[Collected data]
----------------------------------------
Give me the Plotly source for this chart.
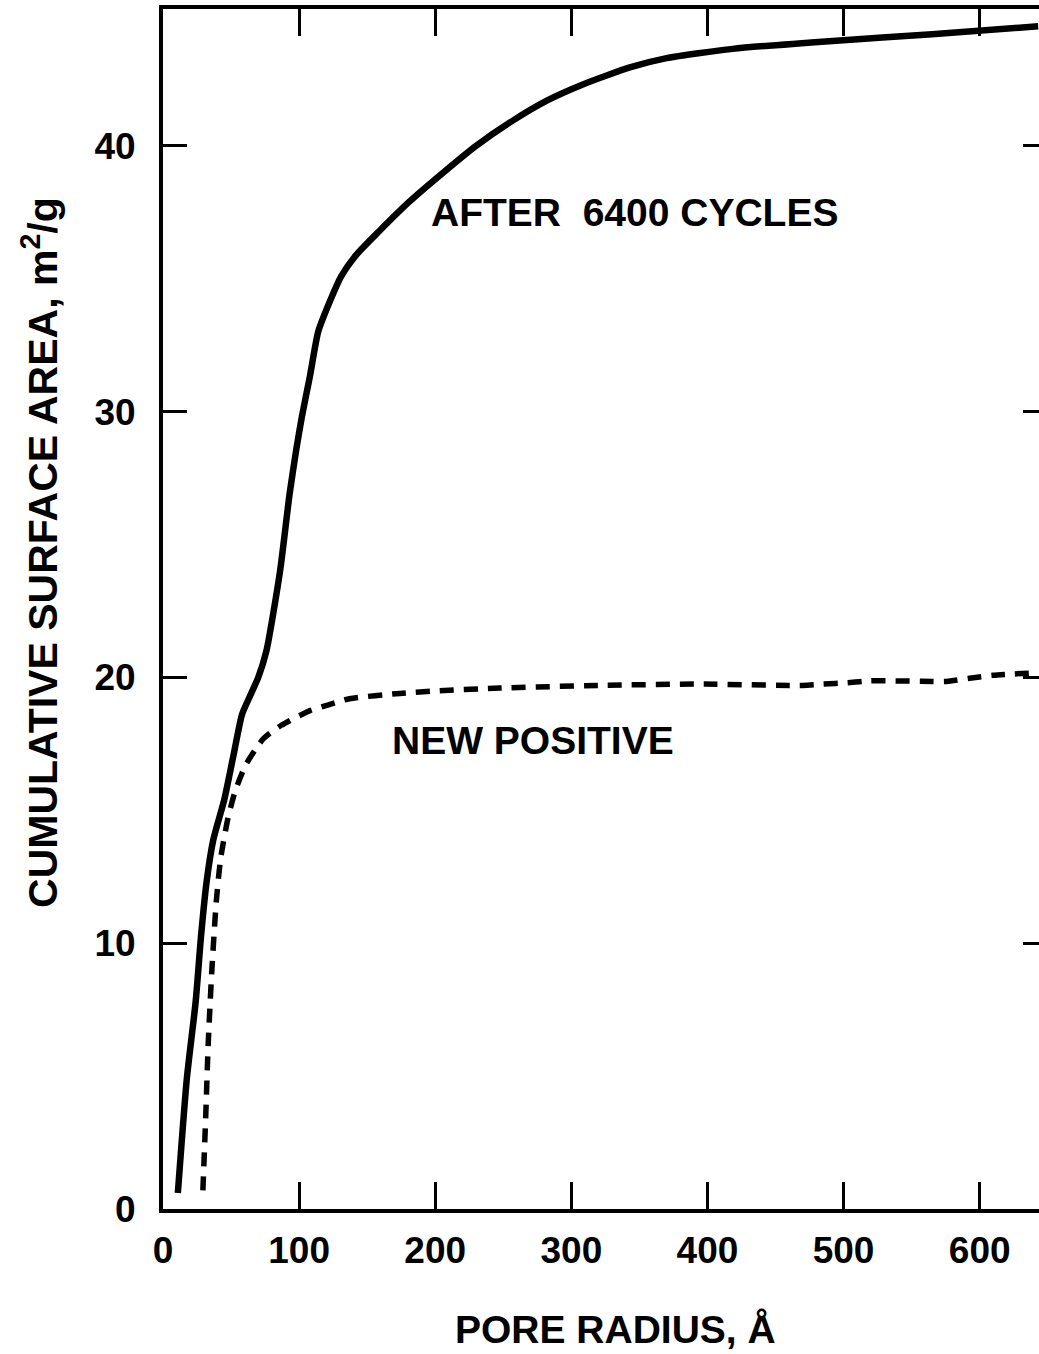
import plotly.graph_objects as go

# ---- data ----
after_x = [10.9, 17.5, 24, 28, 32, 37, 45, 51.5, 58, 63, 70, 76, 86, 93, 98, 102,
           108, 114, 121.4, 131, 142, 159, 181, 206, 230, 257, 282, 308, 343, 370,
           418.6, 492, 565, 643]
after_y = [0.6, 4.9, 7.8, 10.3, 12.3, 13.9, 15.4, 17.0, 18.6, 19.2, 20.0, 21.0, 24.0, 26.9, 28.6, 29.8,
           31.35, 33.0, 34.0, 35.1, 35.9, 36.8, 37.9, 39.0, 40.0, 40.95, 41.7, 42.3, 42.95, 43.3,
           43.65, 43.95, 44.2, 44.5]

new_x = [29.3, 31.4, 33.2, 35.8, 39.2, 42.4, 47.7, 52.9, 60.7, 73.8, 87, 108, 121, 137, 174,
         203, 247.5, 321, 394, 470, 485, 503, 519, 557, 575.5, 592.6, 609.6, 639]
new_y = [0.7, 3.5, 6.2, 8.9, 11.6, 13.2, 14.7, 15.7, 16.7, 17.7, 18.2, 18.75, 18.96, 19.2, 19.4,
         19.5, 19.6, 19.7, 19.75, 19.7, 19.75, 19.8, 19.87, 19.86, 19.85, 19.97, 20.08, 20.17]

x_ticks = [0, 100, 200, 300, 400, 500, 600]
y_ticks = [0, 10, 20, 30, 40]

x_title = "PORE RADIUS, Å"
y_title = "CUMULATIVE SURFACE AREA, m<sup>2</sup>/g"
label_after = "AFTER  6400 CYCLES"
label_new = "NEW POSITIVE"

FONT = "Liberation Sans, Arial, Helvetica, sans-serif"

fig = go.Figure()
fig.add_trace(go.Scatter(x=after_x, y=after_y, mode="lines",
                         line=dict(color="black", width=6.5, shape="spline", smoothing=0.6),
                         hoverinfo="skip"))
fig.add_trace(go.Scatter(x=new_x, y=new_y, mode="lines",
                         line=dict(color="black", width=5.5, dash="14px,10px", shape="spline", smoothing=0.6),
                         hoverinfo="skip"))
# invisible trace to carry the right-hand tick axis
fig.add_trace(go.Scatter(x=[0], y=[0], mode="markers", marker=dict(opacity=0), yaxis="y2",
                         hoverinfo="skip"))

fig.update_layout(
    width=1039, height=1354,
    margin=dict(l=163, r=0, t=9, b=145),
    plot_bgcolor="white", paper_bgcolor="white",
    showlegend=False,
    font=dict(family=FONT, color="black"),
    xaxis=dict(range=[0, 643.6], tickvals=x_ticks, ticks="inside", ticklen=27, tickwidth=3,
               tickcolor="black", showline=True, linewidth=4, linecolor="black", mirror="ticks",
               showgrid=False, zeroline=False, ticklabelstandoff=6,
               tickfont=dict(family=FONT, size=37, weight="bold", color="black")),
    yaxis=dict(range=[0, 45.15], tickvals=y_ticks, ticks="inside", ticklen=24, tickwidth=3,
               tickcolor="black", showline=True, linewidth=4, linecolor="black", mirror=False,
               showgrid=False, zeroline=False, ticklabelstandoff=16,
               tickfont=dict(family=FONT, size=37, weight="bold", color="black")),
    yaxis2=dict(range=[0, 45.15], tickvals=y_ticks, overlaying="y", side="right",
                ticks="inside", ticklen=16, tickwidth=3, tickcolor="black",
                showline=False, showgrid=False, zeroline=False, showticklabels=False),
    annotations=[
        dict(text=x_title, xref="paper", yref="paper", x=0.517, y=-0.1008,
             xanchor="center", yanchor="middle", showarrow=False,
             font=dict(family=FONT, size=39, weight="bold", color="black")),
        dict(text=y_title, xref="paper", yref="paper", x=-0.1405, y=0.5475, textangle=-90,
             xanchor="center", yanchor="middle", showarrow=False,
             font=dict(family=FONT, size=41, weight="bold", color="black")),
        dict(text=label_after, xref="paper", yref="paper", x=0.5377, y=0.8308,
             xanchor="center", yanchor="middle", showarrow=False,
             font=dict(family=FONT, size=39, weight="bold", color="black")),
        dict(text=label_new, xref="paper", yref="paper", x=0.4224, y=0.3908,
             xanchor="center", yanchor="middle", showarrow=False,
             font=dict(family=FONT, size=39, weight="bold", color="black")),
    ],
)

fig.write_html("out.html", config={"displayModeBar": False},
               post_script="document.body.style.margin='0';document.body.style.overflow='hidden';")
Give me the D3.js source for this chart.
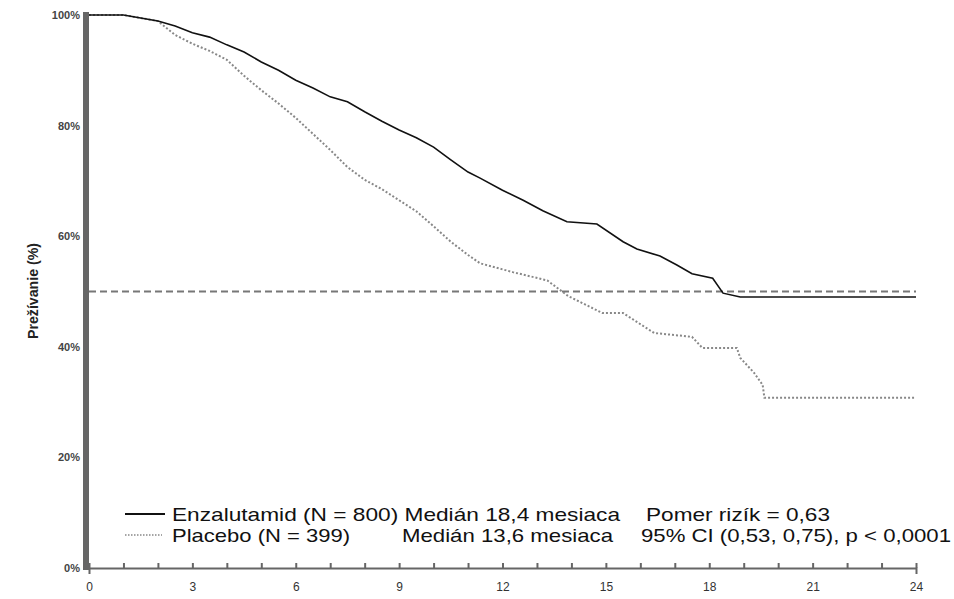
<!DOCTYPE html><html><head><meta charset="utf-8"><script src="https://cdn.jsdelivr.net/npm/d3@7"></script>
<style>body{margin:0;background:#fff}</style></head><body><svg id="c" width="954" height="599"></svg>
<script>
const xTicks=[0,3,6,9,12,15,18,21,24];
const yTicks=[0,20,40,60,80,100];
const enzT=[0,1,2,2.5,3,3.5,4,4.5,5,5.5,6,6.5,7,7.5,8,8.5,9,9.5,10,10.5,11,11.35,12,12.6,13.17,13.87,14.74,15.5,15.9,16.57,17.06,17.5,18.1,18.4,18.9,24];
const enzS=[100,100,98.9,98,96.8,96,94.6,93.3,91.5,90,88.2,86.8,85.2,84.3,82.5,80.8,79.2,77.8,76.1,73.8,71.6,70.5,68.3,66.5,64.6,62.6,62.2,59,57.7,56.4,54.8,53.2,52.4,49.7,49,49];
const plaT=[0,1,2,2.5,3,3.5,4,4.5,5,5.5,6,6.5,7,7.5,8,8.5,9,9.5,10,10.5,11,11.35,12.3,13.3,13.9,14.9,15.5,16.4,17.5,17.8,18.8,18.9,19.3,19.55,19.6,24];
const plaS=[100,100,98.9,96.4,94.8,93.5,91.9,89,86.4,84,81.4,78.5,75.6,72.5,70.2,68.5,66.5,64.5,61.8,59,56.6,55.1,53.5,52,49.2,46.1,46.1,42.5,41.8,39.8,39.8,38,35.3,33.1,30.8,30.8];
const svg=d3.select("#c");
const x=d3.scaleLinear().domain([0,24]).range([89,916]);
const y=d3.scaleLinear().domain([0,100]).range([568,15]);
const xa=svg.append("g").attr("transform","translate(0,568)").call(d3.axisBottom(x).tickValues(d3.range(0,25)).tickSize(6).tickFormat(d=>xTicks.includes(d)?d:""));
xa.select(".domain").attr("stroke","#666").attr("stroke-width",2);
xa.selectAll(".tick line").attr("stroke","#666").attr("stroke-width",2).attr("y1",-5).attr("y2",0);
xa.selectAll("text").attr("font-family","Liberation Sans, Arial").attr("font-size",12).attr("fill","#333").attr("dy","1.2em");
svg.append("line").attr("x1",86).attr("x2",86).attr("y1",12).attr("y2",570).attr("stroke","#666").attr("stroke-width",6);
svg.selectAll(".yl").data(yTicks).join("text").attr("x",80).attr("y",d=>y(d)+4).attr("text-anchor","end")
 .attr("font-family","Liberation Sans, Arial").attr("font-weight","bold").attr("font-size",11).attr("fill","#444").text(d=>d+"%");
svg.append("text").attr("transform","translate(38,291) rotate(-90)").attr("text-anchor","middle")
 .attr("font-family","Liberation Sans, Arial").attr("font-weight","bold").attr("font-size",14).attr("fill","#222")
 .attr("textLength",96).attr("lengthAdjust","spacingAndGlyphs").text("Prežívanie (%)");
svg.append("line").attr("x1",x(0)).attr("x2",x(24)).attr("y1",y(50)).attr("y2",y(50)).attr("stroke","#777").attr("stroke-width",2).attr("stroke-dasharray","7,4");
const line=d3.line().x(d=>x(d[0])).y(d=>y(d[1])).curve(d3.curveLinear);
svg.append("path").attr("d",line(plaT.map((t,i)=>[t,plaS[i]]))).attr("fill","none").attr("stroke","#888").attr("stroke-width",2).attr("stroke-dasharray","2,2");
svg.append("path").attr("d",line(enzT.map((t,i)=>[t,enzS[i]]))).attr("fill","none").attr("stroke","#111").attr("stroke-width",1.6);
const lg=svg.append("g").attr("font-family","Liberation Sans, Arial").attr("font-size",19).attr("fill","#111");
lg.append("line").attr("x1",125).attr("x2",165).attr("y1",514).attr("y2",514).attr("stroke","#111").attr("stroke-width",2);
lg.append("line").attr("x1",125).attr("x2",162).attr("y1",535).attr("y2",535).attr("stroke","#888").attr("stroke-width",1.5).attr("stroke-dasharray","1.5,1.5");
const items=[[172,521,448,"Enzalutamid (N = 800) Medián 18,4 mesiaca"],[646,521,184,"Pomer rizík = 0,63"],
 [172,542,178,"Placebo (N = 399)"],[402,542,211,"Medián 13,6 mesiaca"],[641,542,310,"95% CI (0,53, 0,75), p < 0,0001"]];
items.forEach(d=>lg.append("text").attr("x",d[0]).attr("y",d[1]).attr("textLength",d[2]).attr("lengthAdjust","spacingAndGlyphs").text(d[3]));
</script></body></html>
----------------------------------------
■ TASK STATEMENT
Copy nothing but the lines from the first one in the listing through the line with "import plotly.graph_objects as go", and omit the pictures.

■ SOLUTION TO THIS TASK
Give me the Plotly source for this chart.
import plotly.graph_objects as go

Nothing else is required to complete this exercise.